Get people to believe we can get this thing turned around and invest now because of the vision for the program.  That’s been our message.  ‘Hey, we know we’ve had some bumps along the road the last couple of years, but get in now because we’re building this program the right way.’”

 

This is one of the ironies of college football.  Fans vote with their wallets and in Ole Miss’ case last year, the fans voted to oust Houston Nutt.  But rarely do season ticket sales jump after a coaching change is made — unless a school brings in a major name (more on that in a second).  Most fans take a wait-and-see approach with the new guy’s regime before spending cash to return to the stadium.  So schools often nuke a coach because of attendance issues, yet those attendance issues aren’t often fixed simply by nuking said coach.

As for a “major name,” one wonders if season ticket sales in Oxford would be going a bit better today had the Rebels tabbed Mike Leach as their new coach instead of Hugh Freeze.  Leach is a wild card and there’s a reason he’s coached in Lubbock, Texas and Pullman, Washington… two towns about as far off the beaten path as a man can get.  But Leach was available.  And he had an immediate impact at the ticket window at Washington State.  From a wins and losses standpoint and from a ticket sales standpoint, Freeze and the Rebels will forever be compared to Leach and the Cougars.  Fair or not.

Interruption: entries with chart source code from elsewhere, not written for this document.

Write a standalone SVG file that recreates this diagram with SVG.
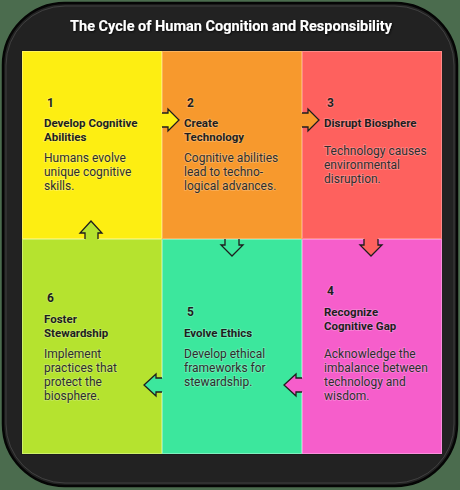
<svg xmlns="http://www.w3.org/2000/svg" width="460" height="490" viewBox="0 0 460 490">
<style>
.num{font-family:Roboto,"Liberation Sans",sans-serif;font-weight:700;font-size:12px;fill:#1e1e1e}
.ttl{font-family:Roboto,"Liberation Sans",sans-serif;font-weight:700;font-size:11.5px;fill:#1e1e1e}
.dsc{font-family:Roboto,"Liberation Sans",sans-serif;font-size:12px;fill:#2e2e2e}
.num,.ttl,.dsc{paint-order:stroke;stroke:rgba(255,255,255,0.25);stroke-width:1.5px}
.cell{stroke-width:1}
.arr{stroke:#1e1e1e;stroke-width:1.3;fill:none;stroke-linejoin:miter}
</style>
<defs>
<filter id="sh" x="-5%" y="-30%" width="110%" height="160%">
<feDropShadow dx="0.8" dy="1" stdDeviation="0.8" flood-color="#000" flood-opacity="0.8"/>
</filter>
</defs>
<rect x="0" y="0" width="460" height="490" fill="#4b6c4e"/>
<rect x="3" y="3" width="454" height="483" rx="62" ry="62" fill="#222222" stroke="#050505" stroke-width="2.5"/>
<rect x="6" y="6" width="448" height="477" rx="59" ry="59" fill="none" stroke="#555" stroke-width="1" opacity="0.6"/>
<text x="231" y="31" text-anchor="middle" font-family="Roboto,'Liberation Sans',sans-serif" font-weight="700" font-size="14.5" fill="#ffffff" filter="url(#sh)">The Cycle of Human Cognition and Responsibility</text>
<rect x="21" y="50" width="421" height="405" fill="#1c1c1c"/>

<g id="node1">
<rect class="cell" x="22.5" y="51.5" width="139" height="187" fill="#fdee12" stroke="#fff35a"/>
<text class="num" x="47" y="107">1</text>
<text class="ttl" x="44" y="127">Develop Cognitive</text>
<text class="ttl" x="44" y="141">Abilities</text>
<text class="dsc" x="44" y="162">Humans evolve</text>
<text class="dsc" x="44" y="176">unique cognitive</text>
<text class="dsc" x="44" y="190">skills.</text>
</g>
<g id="node2">
<rect class="cell" x="162.5" y="51.5" width="139" height="187" fill="#f7992d" stroke="#fbb35e"/>
<text class="num" x="187" y="107">2</text>
<text class="ttl" x="184" y="127">Create</text>
<text class="ttl" x="184" y="141">Technology</text>
<text class="dsc" x="184" y="162">Cognitive abilities</text>
<text class="dsc" x="184" y="176">lead to techno-</text>
<text class="dsc" x="184" y="190">logical advances.</text>
</g>
<g id="node3">
<rect class="cell" x="302.5" y="51.5" width="139" height="187" fill="#fe615e" stroke="#ff8a88"/>
<text class="num" x="327" y="107">3</text>
<text class="ttl" x="324" y="127">Disrupt Biosphere</text>
<text class="dsc" x="324" y="155">Technology causes</text>
<text class="dsc" x="324" y="169">environmental</text>
<text class="dsc" x="324" y="183">disruption.</text>
</g>
<g id="node6">
<rect class="cell" x="22.5" y="239.5" width="139" height="214" fill="#b5e32f" stroke="#cdf06a"/>
<text class="num" x="47" y="302">6</text>
<text class="ttl" x="44" y="323">Foster</text>
<text class="ttl" x="44" y="337">Stewardship</text>
<text class="dsc" x="44" y="358">Implement</text>
<text class="dsc" x="44" y="372">practices that</text>
<text class="dsc" x="44" y="386">protect the</text>
<text class="dsc" x="44" y="400">biosphere.</text>
</g>
<g id="node5">
<rect class="cell" x="162.5" y="239.5" width="139" height="214" fill="#3ce79d" stroke="#7ef0bf"/>
<text class="num" x="187" y="316">5</text>
<text class="ttl" x="184" y="337">Evolve Ethics</text>
<text class="dsc" x="184" y="358">Develop ethical</text>
<text class="dsc" x="184" y="372">frameworks for</text>
<text class="dsc" x="184" y="386">stewardship.</text>
</g>
<g id="node4">
<rect class="cell" x="302.5" y="239.5" width="139" height="214" fill="#f65ecb" stroke="#fa8fdc"/>
<text class="num" x="327" y="295">4</text>
<text class="ttl" x="324" y="316">Recognize</text>
<text class="ttl" x="324" y="330">Cognitive Gap</text>
<text class="dsc" x="324" y="358">Acknowledge the</text>
<text class="dsc" x="324" y="372">imbalance between</text>
<text class="dsc" x="324" y="386">technology and</text>
<text class="dsc" x="324" y="400">wisdom.</text>
</g>

<g id="connectors">
<!-- 1 -> 2 -->
<polygon points="160,113 168,113 168,109 179,120 168,131 168,127 160,127" fill="#fdee12"/>
<polyline class="arr" points="162,113 168,113 168,109 179,120 168,131 168,127 162,127"/>
<!-- 2 -> 3 -->
<polygon points="300,113 308,113 308,109 319,120 308,131 308,127 300,127" fill="#f7992d"/>
<polyline class="arr" points="302,113 308,113 308,109 319,120 308,131 308,127 302,127"/>
<!-- 3 -> 4 -->
<polygon points="364,237 364,245 360,245 371,256 382,245 378,245 378,237" fill="#fe615e"/>
<polyline class="arr" points="364,239 364,245 360,245 371,256 382,245 378,245 378,239"/>
<!-- 2 -> 5 -->
<polygon points="225,240 225,245 221,245 232,256 243,245 239,245 239,240" fill="#3ce79d"/>
<polyline class="arr" points="225,239 225,245 221,245 232,256 243,245 239,245 239,239"/>
<!-- 4 -> 5 -->
<polygon points="304,378 296,378 296,374 284,385 296,396 296,392 304,392" fill="#f65ecb"/>
<polyline class="arr" points="302,378 296,378 296,374 284,385 296,396 296,392 302,392"/>
<!-- 5 -> 6 -->
<polygon points="164,378 156,378 156,374 144,385 156,396 156,392 164,392" fill="#3ce79d"/>
<polyline class="arr" points="162,378 156,378 156,374 144,385 156,396 156,392 162,392"/>
<!-- 6 -> 1 -->
<polygon points="85,241 85,233 80,233 91,221 102,233 98,233 98,241" fill="#b5e32f"/>
<polyline class="arr" points="85,239 85,233 80,233 91,221 102,233 98,233 98,239"/>
</g>
</svg>
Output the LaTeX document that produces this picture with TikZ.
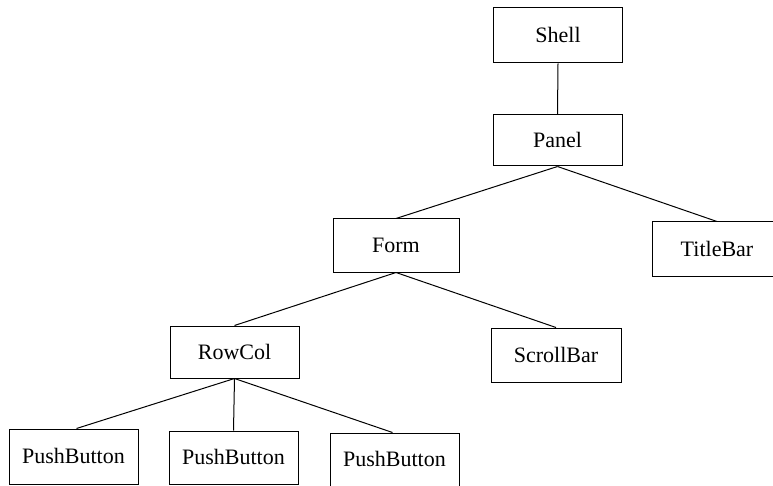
\documentclass[tikz,border=0pt]{standalone}
\usepackage{fontspec}
\setmainfont{Liberation Serif}
\begin{document}
\begin{tikzpicture}[x=1pt,y=-1pt,
  wbox/.style={draw=black, line width=1pt, minimum width=129pt, minimum height=53pt,
    inner sep=0pt, font=\fontsize{22}{24}\selectfont, text height=14.5pt, text depth=0pt},
  link/.style={draw=black, line width=1pt}]
\useasboundingbox (0,0) rectangle (773,486);
\node[wbox, minimum height=55pt] (shell) at (558,35.5) {Shell};
\node[wbox, minimum height=51pt] (panel) at (557.5,140.5) {Panel};
\node[wbox, minimum width=126pt] (form) at (396,245.5) {Form};
\node[wbox, minimum width=130pt, minimum height=54pt] (title) at (717,249) {TitleBar};
\node[wbox, minimum height=52pt] (rowcol) at (234.5,352) {RowCol};
\node[wbox, minimum width=130pt, minimum height=54pt] (scroll) at (556,355) {ScrollBar};
\node[wbox, minimum height=55pt] (pb1) at (73.5,456.5) {PushButton};
\node[wbox] (pb2) at (233.5,457.5) {PushButton};
\node[wbox] (pb3) at (394.5,459.5) {PushButton};
\draw[link] (shell.south) -- (panel.north);
\draw[link] (panel.south) -- (form.north);
\draw[link] (panel.south) -- (title.north);
\draw[link] (form.south) -- (rowcol.north);
\draw[link] (form.south) -- (scroll.north);
\draw[link] (rowcol.south) -- ([xshift=3pt]pb1.north);
\draw[link] (rowcol.south) -- (pb2.north);
\draw[link] (rowcol.south) -- ([xshift=-2pt]pb3.north);
\end{tikzpicture}
\end{document}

It’ll be fun to see who turns things around first.  (And, yes, Rebel fans, the Pac-12 is an easier league than the SEC, but that won’t stop the comparisons that you know are coming.)

 


1 comments
Troy
Troy

Fantastic observations. I'm a big fan of Mike Leach. No one has accomplished more than Mike Leach with the limited resources he had at Texas Tech. He took 3 and 2 star recruits and plugged them into his system that produced results. Despite the gap in talent, money, facilities, and geographic location, he dominated Texas A&M during his tenure and surprised Texas and Oklahoma once in a while. Ole Miss would have done a lot of good with Mike Leach.